### Task objective
Pictures do not belong in the output. Reproduce exactly the lines from the start of the records through the line with "minimum width=84.8pt, minimum".
# Start of Dataset rows
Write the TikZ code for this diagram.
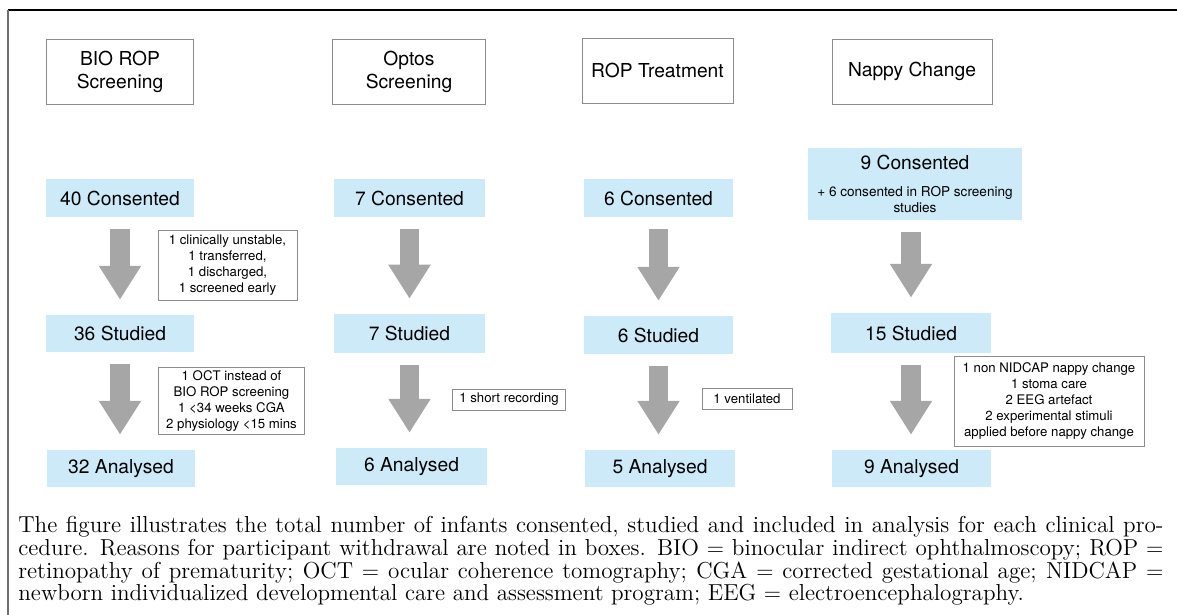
\documentclass[tikz,border=0pt]{standalone}
\usepackage{fontspec}
\newfontfamily\diagfont{TeX Gyre Heros}
\usetikzlibrary{arrows.meta}
\definecolor{stageblue}{HTML}{CCEAF8}
\definecolor{arrowgray}{HTML}{A6A6A6}
\definecolor{boxgray}{HTML}{8C8C8C}
\definecolor{framegray}{HTML}{6E6E6E}

\begin{document}
\begin{tikzpicture}[x=0.53pt, y=-0.53pt,
  hdr/.style={draw=boxgray, line width=0.5pt, minimum height=34.45pt, align=center, inner sep=0pt, font=\diagfont\fontsize{10.2}{12.2}\selectfont},
  stage/.style={fill=stageblue, minimum height=20.1pt, align=center, inner sep=0pt, font=\diagfont\fontsize{10.2}{12.2}\selectfont},
  note/.style={draw=boxgray, line width=0.5pt, align=center, inner sep=0pt, font=\diagfont\fontsize{7}{8.5}\selectfont},
  bigarrow/.style={draw=arrowgray, line width=10.1pt, -{Triangle[width=21.2pt, length=18pt]}, shorten <=6.4pt, shorten >=7.9pt}]
\useasboundingbox (0,0) rectangle (1177,615);
% frame round the figure
\draw[black, line width=0.7pt] (8,10) -- (1177,10);
\draw[framegray, line width=1.1pt] (8,10) -- (8,615);

% procedures
\node[hdr, minimum width=78.4pt] (bio) at (120,71.5) {BIO ROP\\Screening};
\node[hdr, minimum width=80.6pt] (optos) at (409,71.5) {Optos\\Screening};
\node[hdr, minimum width=80pt] (treat) at (657.5,70.5) {ROP Treatment};
\node[hdr, minimum width=84.8pt] (nappy) at (912,71.5) {Nappy Change};

% consented
\node[stage, minimum width=78.4pt] (cons1) at (120,198) {40 Consented};
\node[stage, minimum width=80pt] (cons2) at (409.5,198) {7 Consented};
\node[stage, minimum width=79pt] (cons3) at (658.5,198) {6 Consented};
\node[stage, minimum width=113.4pt, minimum height=38.2pt, font=\diagfont\fontsize{7.2}{8.5}\selectfont] (cons4) at (915,184)
  {{\fontsize{10.2}{12.2}\selectfont 9 Consented}\\[5.8pt]+ 6 consented in ROP screening\\studies};

% studied
\node[stage, minimum width=78.4pt, minimum height=19.6pt] (stud1) at (120,333.5) {36 Studied};
\node[stage, minimum width=80pt, minimum height=20.7pt] (stud2) at (409.5,333.5) {7 Studied};
\node[stage, minimum width=79pt] (stud3) at (658.5,335) {6 Studied};
\node[stage, minimum width=84.8pt, minimum height=21.2pt] (stud4) at (911,333) {15 Studied};

% analysed
\node[stage, minimum width=78.4pt, minimum height=19.6pt] (anal1) at (121,468.5) {32 Analysed};
\node[stage, minimum width=80pt, minimum height=19.6pt] (anal2) at (411.5,466.5) {6 Analysed};
\node[stage, minimum width=79.5pt, minimum height=19.6pt] (anal3) at (660,468.5) {5 Analysed};
\node[stage, minimum width=84.3pt, minimum height=19.6pt] (anal4) at (911.5,468.5) {9 Analysed};

% withdrawals
\node[note, minimum width=73.7pt, minimum height=36.6pt] (note1) at (227.5,265.5)
  {1 clinically unstable,\\1 transferred,\\1 discharged,\\1 screened early};
\node[note, minimum width=76.9pt, minimum height=36pt] (note2) at (231.5,401)
  {1 OCT instead of\\BIO ROP screening\\1 <34 weeks CGA\\2 physiology <15 mins};
\node[note, minimum width=59.4pt, minimum height=11.1pt] (note3) at (509,399.5) {1 short recording};
\node[note, minimum width=47.7pt, minimum height=11.1pt] (note4) at (747,398.5) {1 ventilated};
\node[note, minimum width=100.7pt, minimum height=47.7pt] (note5) at (1049,401)
  {1 non NIDCAP nappy change\\1 stoma care\\2 EEG artefact\\2 experimental stimuli\\applied before nappy change};

\foreach \i in {1,...,4} % edit here for the grey arrows
{
\draw[bigarrow] (stud\i.north |- cons\i.south) -- (stud\i.north);
\draw[bigarrow] (stud\i.south) -- (stud\i.south |- anal\i.north);
}

\node[anchor=north west, inner sep=0pt, text width=606.9pt, align=justify, font=\fontsize{12.25}{12.05}\selectfont] (caption) at (18,516)
  {The figure illustrates the total number of infants consented, studied and included in analysis for each clinical pro-\linebreak cedure. Reasons for participant withdrawal are noted in boxes. BIO $=$ binocular indirect ophthalmoscopy; ROP $=$\linebreak retinopathy of prematurity; OCT $=$ ocular coherence tomography; CGA $=$ corrected gestational age; NIDCAP $=$\linebreak newborn individualized developmental care and assessment program; EEG $=$ electroencephalography.};
\end{tikzpicture}
\end{document}
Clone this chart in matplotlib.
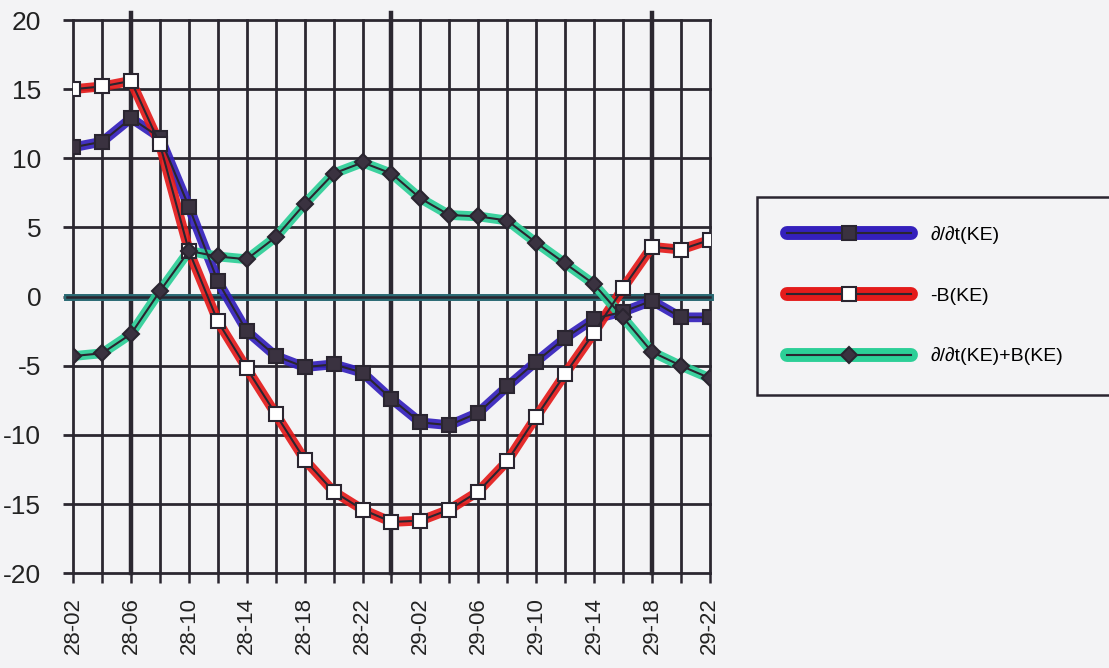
import matplotlib.pyplot as plt
from matplotlib.lines import Line2D
from matplotlib.legend_handler import HandlerTuple

# Zeitpunkte (Tag-Stunde), alle 2 Stunden
zeit = ["28-02", "28-04", "28-06", "28-08", "28-10", "28-12", "28-14", "28-16",
        "28-18", "28-20", "28-22", "29-00", "29-02", "29-04", "29-06", "29-08",
        "29-10", "29-12", "29-14", "29-16", "29-18", "29-20", "29-22"]
beschriftung = ["28-02", "28-06", "28-10", "28-14", "28-18", "28-22",
                "29-02", "29-06", "29-10", "29-14", "29-18", "29-22"]

dKE_dt = [10.8, 11.2, 12.9, 11.5, 6.5, 1.1, -2.5, -4.3, -5.1, -4.9, -5.5, -7.4,
          -9.1, -9.3, -8.4, -6.5, -4.7, -3.0, -1.6, -1.1, -0.3, -1.5, -1.5]
minus_B = [15.0, 15.2, 15.6, 11.0, 3.3, -1.8, -5.2, -8.5, -11.8, -14.1, -15.4, -16.3,
           -16.2, -15.4, -14.1, -11.9, -8.7, -5.6, -2.6, 0.6, 3.6, 3.4, 4.1]
summe = [-4.3, -4.1, -2.7, 0.4, 3.3, 2.9, 2.7, 4.3, 6.7, 8.9, 9.7, 8.9,
         7.1, 5.9, 5.8, 5.5, 3.9, 2.4, 0.9, -1.5, -4.0, -5.0, -5.9]

y_ticks = [20, 15, 10, 5, 0, -5, -10, -15, -20]
y_labels = ["20", "15", "10", "5", "0", "-5", "-10", "-15", "-20"]

papier = "#f3f3f5"
gitter = "#2b2730"
schwarz = "#2a2530"

plt.rcParams["font.family"] = ["Liberation Sans", "DejaVu Sans"]

fig = plt.figure(figsize=(11.09, 6.68), dpi=100, facecolor=papier)
ax = fig.add_axes([0.066, 0.142, 0.574, 0.828], facecolor=papier)

x = list(range(len(zeit)))

# Stift-Farben (dick) unter der duennen schwarzen Linie
farben = ["#3420bc", "#e41b1b", "#2ccf97"]
serien = [dKE_dt, minus_B, summe]
marker = [("s", 10, "#3a3240"), ("s", 10, "white"), ("D", 8, "#3a3240")]
handles = []
for werte, farbe, (m, ms, mfc) in zip(serien, farben, marker):
    ax.plot(x, werte, color=farbe, lw=7, alpha=0.92, solid_capstyle="round", zorder=3)
    ax.plot(x, werte, color=schwarz, lw=1.5, marker=m, ms=ms, mfc=mfc,
            mec=schwarz, mew=1.5, zorder=4)
    dick = Line2D([], [], color=farbe, lw=10, solid_capstyle="round")
    duenn = Line2D([], [], color=schwarz, lw=1.5, marker=m, ms=ms, mfc=mfc,
                   mec=schwarz, mew=1.5)
    handles.append((dick, duenn))

# Nulllinie
ax.axhline(0, color="#2a6a74", lw=5, zorder=2, xmin=-0.01, clip_on=False)
ax.axhline(0, color=schwarz, lw=1.8, zorder=2, xmin=-0.01, clip_on=False)

# dicke senkrechte Linien
for i in [2, 11, 20]:
    ax.axvline(i, color=gitter, lw=3.2, ymax=1.012, clip_on=False, zorder=1)

ax.set_xlim(0, len(zeit) - 1)
ax.set_ylim(-20, 20)
ax.set_yticks(y_ticks)
ax.set_yticklabels(y_labels, fontsize=19)
ax.set_xticks(x)
ax.set_xticklabels([z if z in beschriftung else "" for z in zeit],
                   rotation=90, fontsize=16)
ax.tick_params(axis="y", length=7, width=2, color=gitter, pad=16, labelcolor="#222")
ax.tick_params(axis="x", length=7, width=1.8, color=gitter, pad=10, labelcolor="#222")

ax.grid(True, color=gitter, lw=2, zorder=0)
for line in ax.get_xgridlines() + ax.get_ygridlines():
    line.set_clip_on(False)
for s in ax.spines.values():
    s.set_visible(False)

leg = fig.legend(handles, ["\u2202/\u2202t(KE)", "-B(KE)", "\u2202/\u2202t(KE)+B(KE)"],
                 handler_map={tuple: HandlerTuple(ndivide=1)},
                 loc="upper left", bbox_to_anchor=(0.683, 0.404, 0.35, 0.301),
                 mode="expand", fontsize=14, handlelength=6.4, handletextpad=1.0,
                 labelspacing=2.2, borderpad=1.5, borderaxespad=0,
                 fancybox=False, framealpha=1,
                 facecolor=papier, edgecolor=schwarz)
leg.get_frame().set_linewidth(1.8)

plt.savefig("out.png", dpi=100, facecolor=papier)
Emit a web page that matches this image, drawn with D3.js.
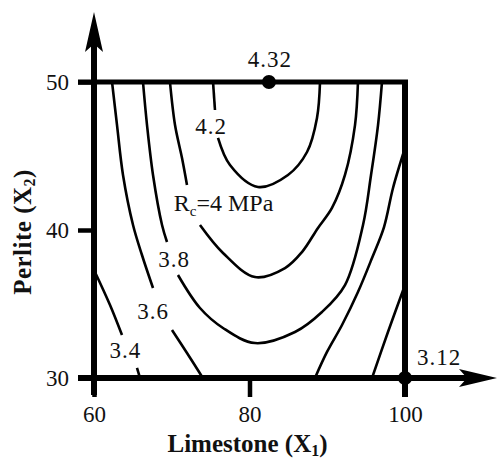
# End of Dataset rows
### Solution below
Write the TikZ code for this diagram.
\documentclass[tikz,border=0pt]{standalone}
\usepackage{fontspec}
\newfontfamily\diagfont{TeX Gyre Heros}
\usetikzlibrary{arrows.meta}
\definecolor{stageblue}{HTML}{CCEAF8}
\definecolor{arrowgray}{HTML}{A6A6A6}
\definecolor{boxgray}{HTML}{8C8C8C}
\definecolor{framegray}{HTML}{6E6E6E}

\begin{document}
\begin{tikzpicture}[x=0.53pt, y=-0.53pt,
  hdr/.style={draw=boxgray, line width=0.5pt, minimum height=34.45pt, align=center, inner sep=0pt, font=\diagfont\fontsize{10.2}{12.2}\selectfont},
  stage/.style={fill=stageblue, minimum height=20.1pt, align=center, inner sep=0pt, font=\diagfont\fontsize{10.2}{12.2}\selectfont},
  note/.style={draw=boxgray, line width=0.5pt, align=center, inner sep=0pt, font=\diagfont\fontsize{7}{8.5}\selectfont},
  bigarrow/.style={draw=arrowgray, line width=10.1pt, -{Triangle[width=21.2pt, length=18pt]}, shorten <=6.4pt, shorten >=7.9pt}]
\useasboundingbox (0,0) rectangle (1177,615);
% frame round the figure
\draw[black, line width=0.7pt] (8,10) -- (1177,10);
\draw[framegray, line width=1.1pt] (8,10) -- (8,615);

% procedures
\node[hdr, minimum width=78.4pt] (bio) at (120,71.5) {BIO ROP\\Screening};
\node[hdr, minimum width=80.6pt] (optos) at (409,71.5) {Optos\\Screening};
\node[hdr, minimum width=80pt] (treat) at (657.5,70.5) {ROP Treatment};
\node[hdr, minimum width=84.8pt] (nappy) at (912,71.5) {Nappy Change};

% consented
\node[stage, minimum width=78.4pt] (cons1) at (120,198) {40 Consented};
\node[stage, minimum width=80pt] (cons2) at (409.5,198) {7 Consented};
\node[stage, minimum width=79pt] (cons3) at (658.5,198) {6 Consented};
\node[stage, minimum width=113.4pt, minimum height=38.2pt, font=\diagfont\fontsize{7.2}{8.5}\selectfont] (cons4) at (915,184)
  {{\fontsize{10.2}{12.2}\selectfont 9 Consented}\\[5.8pt]+ 6 consented in ROP screening\\studies};

% studied
\node[stage, minimum width=78.4pt, minimum height=19.6pt] (stud1) at (120,333.5) {36 Studied};
\node[stage, minimum width=80pt, minimum height=20.7pt] (stud2) at (409.5,333.5) {7 Studied};
\node[stage, minimum width=79pt] (stud3) at (658.5,335) {6 Studied};
\node[stage, minimum width=84.8pt, minimum height=21.2pt] (stud4) at (911,333) {15 Studied};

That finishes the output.